Problem requirements: Repeat the lines that follow, leaving nothing out.

%%

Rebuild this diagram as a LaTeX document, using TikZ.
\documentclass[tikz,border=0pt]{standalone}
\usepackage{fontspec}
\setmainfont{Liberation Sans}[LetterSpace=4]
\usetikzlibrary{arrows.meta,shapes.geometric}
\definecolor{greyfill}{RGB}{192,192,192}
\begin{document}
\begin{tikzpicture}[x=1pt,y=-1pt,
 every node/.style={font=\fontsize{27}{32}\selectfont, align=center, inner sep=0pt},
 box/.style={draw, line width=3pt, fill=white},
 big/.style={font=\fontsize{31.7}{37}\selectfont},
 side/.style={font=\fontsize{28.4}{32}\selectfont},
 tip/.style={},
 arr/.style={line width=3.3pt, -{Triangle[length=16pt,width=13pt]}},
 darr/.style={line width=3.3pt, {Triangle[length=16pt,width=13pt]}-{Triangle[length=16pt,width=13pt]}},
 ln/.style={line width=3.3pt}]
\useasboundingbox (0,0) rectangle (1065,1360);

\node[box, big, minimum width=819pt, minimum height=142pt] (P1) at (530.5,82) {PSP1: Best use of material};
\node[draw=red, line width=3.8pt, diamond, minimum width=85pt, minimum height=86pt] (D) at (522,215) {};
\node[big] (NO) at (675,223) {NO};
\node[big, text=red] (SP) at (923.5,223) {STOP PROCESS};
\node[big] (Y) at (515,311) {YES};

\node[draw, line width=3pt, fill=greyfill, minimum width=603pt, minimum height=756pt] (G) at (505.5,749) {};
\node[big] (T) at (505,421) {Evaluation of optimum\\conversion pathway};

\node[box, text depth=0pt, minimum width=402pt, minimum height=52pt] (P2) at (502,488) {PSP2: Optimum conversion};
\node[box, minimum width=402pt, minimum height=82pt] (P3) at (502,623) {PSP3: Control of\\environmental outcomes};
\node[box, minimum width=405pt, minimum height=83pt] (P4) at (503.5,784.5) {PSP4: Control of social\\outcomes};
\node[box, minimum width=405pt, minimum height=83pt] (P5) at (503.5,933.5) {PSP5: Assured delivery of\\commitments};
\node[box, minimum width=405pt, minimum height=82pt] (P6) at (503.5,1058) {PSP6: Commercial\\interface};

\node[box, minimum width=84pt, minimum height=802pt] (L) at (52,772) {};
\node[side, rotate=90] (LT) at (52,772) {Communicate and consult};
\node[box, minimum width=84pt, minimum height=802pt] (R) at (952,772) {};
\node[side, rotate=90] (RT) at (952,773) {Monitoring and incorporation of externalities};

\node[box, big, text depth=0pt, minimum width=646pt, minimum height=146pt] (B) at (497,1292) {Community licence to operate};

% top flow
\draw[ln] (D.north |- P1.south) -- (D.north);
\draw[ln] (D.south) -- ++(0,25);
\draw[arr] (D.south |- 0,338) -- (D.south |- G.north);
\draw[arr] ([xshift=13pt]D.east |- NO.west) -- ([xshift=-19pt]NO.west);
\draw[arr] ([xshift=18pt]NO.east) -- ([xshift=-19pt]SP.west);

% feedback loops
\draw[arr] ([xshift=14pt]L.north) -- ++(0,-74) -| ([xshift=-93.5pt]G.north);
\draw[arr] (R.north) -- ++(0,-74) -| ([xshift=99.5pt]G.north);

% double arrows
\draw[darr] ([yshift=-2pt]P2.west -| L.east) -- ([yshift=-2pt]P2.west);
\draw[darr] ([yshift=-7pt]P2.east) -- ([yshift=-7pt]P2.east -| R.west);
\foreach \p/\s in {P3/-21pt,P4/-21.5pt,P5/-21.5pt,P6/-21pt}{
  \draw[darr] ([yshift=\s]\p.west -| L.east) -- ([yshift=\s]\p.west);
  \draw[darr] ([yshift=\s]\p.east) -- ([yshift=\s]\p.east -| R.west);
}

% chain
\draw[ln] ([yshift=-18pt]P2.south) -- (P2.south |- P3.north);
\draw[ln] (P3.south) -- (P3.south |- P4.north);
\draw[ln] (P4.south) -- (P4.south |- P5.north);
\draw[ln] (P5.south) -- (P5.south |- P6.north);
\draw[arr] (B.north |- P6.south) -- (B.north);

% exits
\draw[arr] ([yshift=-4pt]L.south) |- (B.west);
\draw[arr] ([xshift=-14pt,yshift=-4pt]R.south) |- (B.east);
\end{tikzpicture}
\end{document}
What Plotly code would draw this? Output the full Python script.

%%

Correct answer:
Rebuild this diagram as a LaTeX document, using TikZ.
\documentclass[tikz,border=0pt]{standalone}
\usepackage{fontspec}
\setmainfont{Liberation Sans}[LetterSpace=4]
\usetikzlibrary{arrows.meta,shapes.geometric}
\definecolor{greyfill}{RGB}{192,192,192}
\begin{document}
\begin{tikzpicture}[x=1pt,y=-1pt,
 every node/.style={font=\fontsize{27}{32}\selectfont, align=center, inner sep=0pt},
 box/.style={draw, line width=3pt, fill=white},
 big/.style={font=\fontsize{31.7}{37}\selectfont},
 side/.style={font=\fontsize{28.4}{32}\selectfont},
 tip/.style={},
 arr/.style={line width=3.3pt, -{Triangle[length=16pt,width=13pt]}},
 darr/.style={line width=3.3pt, {Triangle[length=16pt,width=13pt]}-{Triangle[length=16pt,width=13pt]}},
 ln/.style={line width=3.3pt}]
\useasboundingbox (0,0) rectangle (1065,1360);

\node[box, big, minimum width=819pt, minimum height=142pt] (P1) at (530.5,82) {PSP1: Best use of material};
\node[draw=red, line width=3.8pt, diamond, minimum width=85pt, minimum height=86pt] (D) at (522,215) {};
\node[big] (NO) at (675,223) {NO};
\node[big, text=red] (SP) at (923.5,223) {STOP PROCESS};
\node[big] (Y) at (515,311) {YES};

\node[draw, line width=3pt, fill=greyfill, minimum width=603pt, minimum height=756pt] (G) at (505.5,749) {};
\node[big] (T) at (505,421) {Evaluation of optimum\\conversion pathway};

\node[box, text depth=0pt, minimum width=402pt, minimum height=52pt] (P2) at (502,488) {PSP2: Optimum conversion};
\node[box, minimum width=402pt, minimum height=82pt] (P3) at (502,623) {PSP3: Control of\\environmental outcomes};
\node[box, minimum width=405pt, minimum height=83pt] (P4) at (503.5,784.5) {PSP4: Control of social\\outcomes};
\node[box, minimum width=405pt, minimum height=83pt] (P5) at (503.5,933.5) {PSP5: Assured delivery of\\commitments};
\node[box, minimum width=405pt, minimum height=82pt] (P6) at (503.5,1058) {PSP6: Commercial\\interface};

\node[box, minimum width=84pt, minimum height=802pt] (L) at (52,772) {};
\node[side, rotate=90] (LT) at (52,772) {Communicate and consult};
\node[box, minimum width=84pt, minimum height=802pt] (R) at (952,772) {};
\node[side, rotate=90] (RT) at (952,773) {Monitoring and incorporation of externalities};

\node[box, big, text depth=0pt, minimum width=646pt, minimum height=146pt] (B) at (497,1292) {Community licence to operate};

% top flow
\draw[ln] (D.north |- P1.south) -- (D.north);
\draw[ln] (D.south) -- ++(0,25);
\draw[arr] (D.south |- 0,338) -- (D.south |- G.north);
\draw[arr] ([xshift=13pt]D.east |- NO.west) -- ([xshift=-19pt]NO.west);
\draw[arr] ([xshift=18pt]NO.east) -- ([xshift=-19pt]SP.west);

% feedback loops
\draw[arr] ([xshift=14pt]L.north) -- ++(0,-74) -| ([xshift=-93.5pt]G.north);
\draw[arr] (R.north) -- ++(0,-74) -| ([xshift=99.5pt]G.north);

% double arrows
\draw[darr] ([yshift=-2pt]P2.west -| L.east) -- ([yshift=-2pt]P2.west);
\draw[darr] ([yshift=-7pt]P2.east) -- ([yshift=-7pt]P2.east -| R.west);
\foreach \p/\s in {P3/-21pt,P4/-21.5pt,P5/-21.5pt,P6/-21pt}{
  \draw[darr] ([yshift=\s]\p.west -| L.east) -- ([yshift=\s]\p.west);
  \draw[darr] ([yshift=\s]\p.east) -- ([yshift=\s]\p.east -| R.west);
}

% chain
\draw[ln] ([yshift=-18pt]P2.south) -- (P2.south |- P3.north);
\draw[ln] (P3.south) -- (P3.south |- P4.north);
\draw[ln] (P4.south) -- (P4.south |- P5.north);
\draw[ln] (P5.south) -- (P5.south |- P6.north);
\draw[arr] (B.north |- P6.south) -- (B.north);

% exits
\draw[arr] ([yshift=-4pt]L.south) |- (B.west);
\draw[arr] ([xshift=-14pt,yshift=-4pt]R.south) |- (B.east);
\end{tikzpicture}
\end{document}
What Plotly code would draw this? Output the full Python script.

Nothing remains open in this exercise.